La domanda non è ingenua. È umana. Viene da chi non riesce a immaginare cosa significhi essere ridotti a numeri, a corpi che si muovono su binari decisi da altri. Io la ascolto sempre in silenzio, perché non si risponde con statistiche a chi ti guarda con gli occhi aperti.

E allora racconto Sobibór.

Un giorno d’autunno del 1943,  il 14 ottobre, in Polonia, dentro un campo di sterminio dove quasi nessuno usciva vivo, accadde l’impensabile. Due uomini — Leon Feldhendler, ebreo polacco, e Aleksandr “Sasha” Pečerskij, ufficiale sovietico — decisero che era meglio morire provando a fuggire che restare lì ad aspettare. Non avevano armi. Non avevano un esercito. Avevano solo un piano fragile, costruito con pochi compagni, tra sguardi rapidi e frasi sussurrate.

Quel giorno uccisero undici SS, tagliarono recinzioni, aprirono un varco. Circa trecento persone corsero nel bosco. Cinquanta sopravvissero alla guerra. Gli altri vennero ripresi, uccisi, traditi. Ma Sobibór restò nella storia come la prova che una ribellione era possibile.

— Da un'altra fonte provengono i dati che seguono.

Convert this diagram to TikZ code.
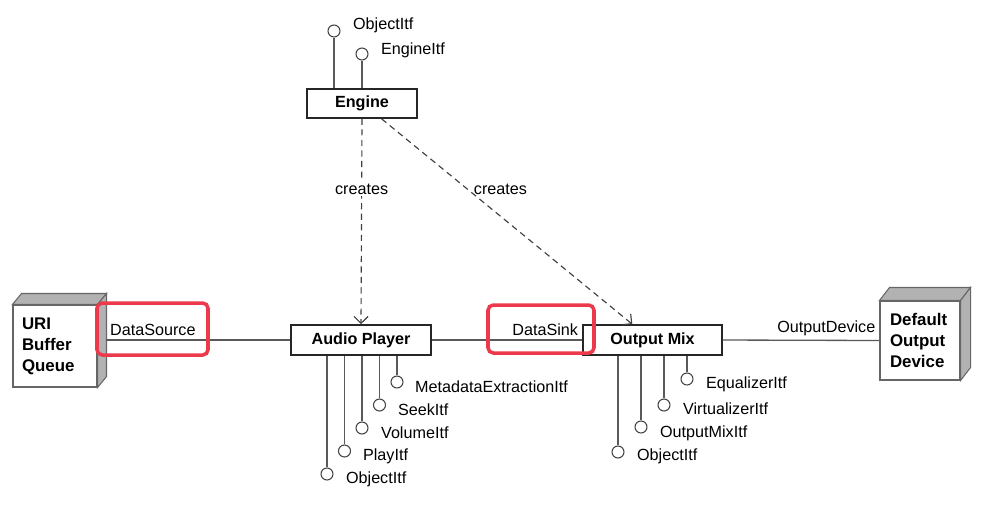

Perché non si ribellarono negli altri campi? Perché non erano un carcere. Erano una macchina. Appena arrivavi, ti dividevano da chi amavi, ti spogliavano, ti affamavano, ti mentivano. Ti toglievano perfino l’idea che potessi scegliere. Molti venivano uccisi entro poche ore. Gli altri erano logorati, isolati, messi gli uni contro gli altri. Non c’era “noi”. C’erano corpi dispersi, lingue diverse, paura ovunque. E attorno, reticolati, cani, torrette, pattuglie. La fuga non portava alla libertà: portava a giorni di caccia, fame e morte.

Quando i ragazzi ascoltano questo, alcuni abbassano lo sguardo. Qualcuno mormora “ma allora era già deciso”. E sì, era deciso. Gli assassini avevano pensato a tutto.

Eppure. A Sobibór, in mezzo a tutto questo, qualcuno ha detto no. Non un no eroico da film. Un no disperato, fragile, che sapeva di avere i minuti contati. E proprio per questo è rimasto inciso nella storia.

Non dobbiamo chiedere alle vittime perché non si sono ribellate.
Dobbiamo chiederci come sia possibile costruire un sistema così perfetto da spegnere la ribellione prima ancora che nasca.
E come mai, nonostante tutto, qualcuno abbia trovato la forza di accendere una miccia.

Sobibór non è un’eccezione romantica. È una ferita aperta. Ed è per questo che la si racconta ai ragazzi: perché non basta ricordare i numeri. Bisogna capire la macchina. E chi, anche solo per un attimo, ha provato a fermarla.